When you’re looking for the ideal franchise business, you're naturally thinking about what’s in it for you. Can you replace your current salary with income from your franchise? Can you build the business up and sell it for a good profit? Will you enjoy working for the franchise, and will it fit in with your lifestyle, or the lifestyle you want?

But understanding what the franchisor gets out of the relationship can make it easier to understand the details of the deal, and easier to maintain a positive relationship with your franchisor.


A franchise is a distribution system

When you invest in a tax preparation franchise, you don’t become a CPA. You become a distribution center for the services the franchise offers. You bring your franchisors services to a new market. You keep part of the revenue in exchange for providing this service to the franchisor.

A franchise offers some security

You pay for the privilege of using the name, business model, and systems of the franchisor. They’ve invested heavily in these assets, and it’s reasonable for them to expect a return from you in exchange for the work they did in preparation for your successful franchise. On the other hand, the franchise system also provides security for the franchisor: they don’t take any risk (as they would if they opened a new branch of their business), but they receive a percentage of the revenue of the franchise.

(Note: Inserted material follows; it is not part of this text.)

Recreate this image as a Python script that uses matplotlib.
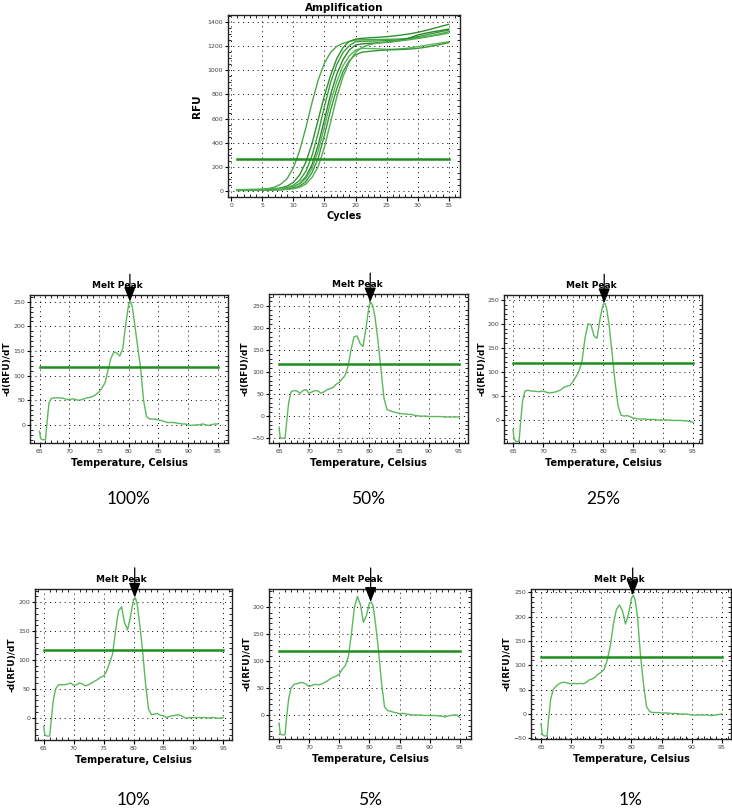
import matplotlib
matplotlib.use("Agg")
import matplotlib.pyplot as plt
from matplotlib.ticker import MultipleLocator

# ---- amplification data (RFU per cycle) ----
cycles = list(range(1, 36))
amp_curves = [
    [5, 6, 7, 9, 12, 18, 30, 55, 100, 190, 330, 520, 730, 920, 1060, 1150, 1200, 1225, 1240, 1252,
     1254, 1255, 1256, 1257, 1258, 1259, 1261, 1264, 1267, 1271, 1278, 1287, 1297, 1309, 1321],
    [8, 8, 9, 10, 11, 13, 17, 24, 38, 70, 130, 235, 390, 590, 790, 960, 1100, 1190, 1240, 1260,
     1266, 1270, 1273, 1276, 1280, 1285, 1291, 1298, 1306, 1316, 1328, 1341, 1355, 1369, 1382],
    [3, 4, 4, 5, 6, 8, 11, 16, 26, 45, 85, 160, 290, 480, 700, 900, 1050, 1150, 1205, 1238,
     1241, 1243, 1244, 1245, 1247, 1250, 1254, 1260, 1269, 1280, 1291, 1302, 1313, 1324, 1335],
    [6, 6, 7, 7, 8, 9, 11, 14, 20, 32, 60, 115, 215, 380, 590, 800, 970, 1090, 1170, 1210,
     1220, 1224, 1227, 1230, 1233, 1238, 1246, 1258, 1275, 1294, 1306, 1316, 1325, 1334, 1343],
    [10, 10, 11, 11, 12, 13, 15, 18, 23, 33, 55, 100, 185, 330, 530, 740, 910, 1040, 1120, 1170,
     1183, 1182, 1180, 1178, 1175, 1176, 1178, 1182, 1189, 1197, 1205, 1214, 1222, 1230, 1238],
    [2, 2, 3, 3, 4, 5, 6, 8, 12, 20, 38, 75, 150, 270, 460, 670, 850, 990, 1080, 1130,
     1150, 1157, 1162, 1166, 1169, 1171, 1173, 1175, 1178, 1183, 1190, 1199, 1209, 1219, 1230],
    [4, 4, 5, 5, 6, 6, 7, 9, 12, 17, 28, 55, 110, 200, 360, 570, 780, 950, 1070, 1150,
     1190, 1210, 1222, 1230, 1235, 1240, 1245, 1250, 1257, 1265, 1273, 1282, 1291, 1300, 1310],
]
amp_threshold = 263

# ---- melt curve data ----
temps = [65, 65.2, 65.5, 66, 66.3, 66.6,
         67, 67.5, 68, 68.5, 69, 69.5, 70, 70.5, 71, 71.5, 72, 72.5, 73, 73.5, 74, 74.5,
         75, 75.5, 76, 76.5, 77, 77.5, 78, 78.5, 79, 79.5, 80,
         80.3, 80.6,
         81, 81.5, 82, 82.5, 83, 83.5, 84, 84.5, 85, 85.5, 86, 86.5, 87, 87.5, 88, 88.5,
         89, 89.5, 90, 90.5, 91, 91.5, 92, 92.5, 93, 93.5, 94, 94.5, 95]

melt_100 = [-13, -28, -30, -30, 10, 45,
            54, 55, 55, 55, 54, 52, 51, 53, 52, 50, 51, 53, 55, 56, 58, 62, 67, 75, 85, 110,
            135, 148, 146, 140, 155, 205, 245,
            250, 240,
            205, 160, 115, 50, 17, 12, 12, 12, 10, 9, 7, 5, 5, 5, 4, 3, 2, 2, 0, -1, 0, 0, 1,
            2, 0, -1, 1, 2, 2]
melt_50 = [-25, -50, -50, -50, -10, 30,
           55, 58, 57, 52, 58, 60, 52, 55, 58, 57, 52, 55, 60, 62, 65, 72, 76, 84, 92, 113,
           150, 180, 182, 165, 158, 200, 250,
           258, 252,
           225, 170, 105, 40, 15, 12, 10, 8, 7, 5, 5, 4, 4, 2, 1, 0, 0, 0, -1, -1, -1, -1, -1,
           -2, -2, -2, -2, -2, -2]
melt_25 = [-20, -40, -45, -45, 0, 40,
           60, 62, 60, 60, 59, 59, 60, 58, 56, 57, 58, 60, 63, 68, 70, 72, 80, 90, 102, 122,
           170, 200, 198, 175, 170, 210, 240,
           243, 232,
           200, 140, 80, 30, 10, 8, 9, 7, 4, 3, 2, 2, 2, 1, 1, 1, 0, 0, 0, 0, 0, -1, -1,
           -1, -1, -2, -2, -3, -5]
melt_10 = [-15, -30, -32, -32, 0, 30,
           50, 57, 57, 57, 58, 60, 56, 57, 60, 58, 55, 57, 60, 63, 66, 70, 72, 80, 95, 110,
           150, 185, 192, 165, 152, 175, 205,
           208, 198,
           165, 118, 60, 15, 5, 6, 7, 4, 3, 0, 2, 3, 4, 5, 3, 0, -1, 0, 0, 0, 0, 0, 0,
           -1, 0, 0, -1, -1, 0]
melt_5 = [-15, -35, -37, -37, 0, 30,
          50, 57, 58, 60, 60, 57, 53, 55, 57, 56, 57, 60, 63, 67, 70, 72, 76, 85, 92, 108,
          150, 200, 220, 205, 172, 185, 208,
          210, 203,
          170, 120, 60, 15, 8, 7, 5, 4, 2, 3, 2, 1, 0, 0, 0, 0, -1, -1, -1, -1, -1, -2, -2,
          -4, -2, -1, 0, 0, -5]
melt_1 = [-20, -42, -45, -45, -5, 30,
          50, 57, 62, 65, 65, 63, 62, 63, 62, 63, 62, 65, 70, 72, 76, 82, 86, 92, 112, 140,
          185, 215, 224, 212, 185, 205, 238,
          244, 235,
          200, 120, 60, 15, 5, 3, 3, 3, 2, 2, 2, 1, 1, 1, 0, 0, 0, -1, -2, -2, -2, -2, -2,
          -2, -3, -3, -2, -1, 0]

melt_labels = ["100%", "50%", "25%", "10%", "5%", "1%"]
melt_peaks = [250, 258, 243, 208, 210, 244]
melt_threshold = 118
peak_temp = 80.2

W, H = 732, 808
fig = plt.figure(figsize=(W / 100, H / 100), dpi=100)
fig.set_facecolor("white")

curve_color = "#5cb85c"
thresh_color = "#1f8f1f"
amp_colors = ["#4aa84a", "#2f8f2f", "#3c9c3c", "#2a862a", "#5bb55b", "#3a963a", "#4fae4f"]


def px_axes(left, top, right, bottom):
    # axes from pixel box
    return fig.add_axes([left / W, 1 - bottom / H, (right - left) / W, (bottom - top) / H])


def style_axes(ax, xminor, yminor):
    ax.grid(True, which="major", color="black", linestyle=(0, (1, 4)), linewidth=0.7)
    ax.xaxis.set_minor_locator(MultipleLocator(xminor))
    ax.yaxis.set_minor_locator(MultipleLocator(yminor))
    ax.tick_params(which="major", direction="out", length=3, width=0.8,
                   labelsize=4.5, labelcolor="#444444", pad=1.5)
    ax.tick_params(axis="y", which="major", length=2.5, pad=1)
    ax.tick_params(which="minor", direction="in", length=2, width=0.6,
                   top=True, right=True)
    for s in ax.spines.values():
        s.set_linewidth(1.0)
        s.set_color("#222222")


# ---- amplification plot ----
ax = px_axes(228, 15, 460, 197)
for vals, col in zip(amp_curves, amp_colors):
    ax.plot(cycles, vals, color=col, linewidth=1.0)
ax.plot([1, 35], [amp_threshold, amp_threshold], color=thresh_color, linewidth=1.8)
ax.set_xlim(-0.5, 36.8)
ax.set_ylim(-52, 1460)
ax.set_xticks(range(0, 36, 5))
ax.set_yticks(range(0, 1401, 200))
style_axes(ax, 1, 50)
ax.set_title("Amplification", fontsize=7.5, fontweight="bold", pad=3)
ax.set_xlabel("Cycles", fontsize=7, fontweight="bold", labelpad=2)
ax.set_ylabel("RFU", fontsize=7.5, fontweight="bold", labelpad=4)

# ---- melt peak plots ----
melt_data = [melt_100, melt_50, melt_25, melt_10, melt_5, melt_1]
boxes = [(30, 295, 228, 443), (269, 294, 468, 443), (504, 295, 702, 443),
         (35, 589, 232, 740), (269, 589, 471, 739), (531, 589, 731, 739)]
xlims = [(63.4, 96.7), (63.33, 96.5), (63.5, 96.5), (63.55, 96.45), (63.34, 96.84), (63.34, 96.5)]
ylims = [(-36.6, 263.7), (-61, 277), (-48, 260), (-38.9, 223), (-44.7, 234), (-51.4, 256.8)]
yticks = [range(0, 251, 50), range(-50, 251, 50), range(0, 251, 50),
          range(0, 201, 50), range(0, 201, 50), range(-50, 251, 50)]
label_y = [499, 499, 499, 800, 800, 800]

for i, vals in enumerate(melt_data):
    ax = px_axes(*boxes[i])
    ax.plot(temps, vals, color=curve_color, linewidth=1.0)
    ax.plot([65, 95], [melt_threshold, melt_threshold], color=thresh_color, linewidth=1.8)
    ax.set_xlim(*xlims[i])
    ax.set_ylim(*ylims[i])
    ax.set_xticks(range(65, 96, 5))
    ax.set_yticks(list(yticks[i]))
    style_axes(ax, 1, 10)
    ax.set_xlabel("Temperature, Celsius", fontsize=7, fontweight="bold", labelpad=3)
    ax.set_ylabel("-d(RFU)/dT", fontsize=6.5, fontweight="bold", labelpad=1)

    # arrow pointing down to the melt peak
    ax.annotate("", xy=(peak_temp, melt_peaks[i]), xycoords="data",
                xytext=(peak_temp, 1.14), textcoords=("data", "axes fraction"),
                arrowprops=dict(arrowstyle="-|>,head_width=0.35,head_length=0.9",
                                color="black", linewidth=0.9, shrinkA=0, shrinkB=0),
                annotation_clip=False)
    ax.annotate("Melt Peak", xy=(peak_temp, 1.0), xycoords=("data", "axes fraction"),
                xytext=(-13, 10), textcoords="offset pixels",
                ha="center", va="center", fontsize=6.5, fontweight="bold")

    bx = boxes[i]
    fig.text((bx[0] + bx[2]) / 2 / W, 1 - label_y[i] / H, melt_labels[i],
             ha="center", va="center", fontsize=12.5, family="Lato")

fig.savefig("out.png", dpi=100)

A franchise extends the brand

Your franchise is an extension of the corporate franchise. Having more successful franchises increases the value of the franchisor’s business as well as their income. As long as you represent the brand well, you are an asset to the franchise and that benefits the franchisor.

This is different from buying an independent business. If you buy a hair salon business, you pay the seller an agreed-upon price that reflects the value of the business. You keep the salon, and the former owner keeps the money you paid. There is no continuing benefit to the former owner, and whether you sink or swim, the risk and the benefits are all yours.

A franchisor, on the other hand, charges fees up front, provides support and training and other assets in exchange for those fees, and then continues to receive income from your franchise over time. Since it is a percentage of revenue — not profit — they’re taking on less risk than the franchisee.

But since it is usually a percentage of revenue rather than set fees, a franchisor is taking a gamble on a franchisee. If they make the wrong choice, they could earn much less than if they choose a franchisee with more business sense, more resources, or more motivation.

This special relationship is why it’s so important to make the right choice — on both sides. Don’t approach the buying of a franchise as though you were buying a business and could expect complete control as long as you have enough money in hand. But also don’t approach it as though it’s a job interview, and once you convince the franchisor to pick you, you can relax and rely on them for support.

Think of it as a partnership in which, if both parties do a good job, both parties can win.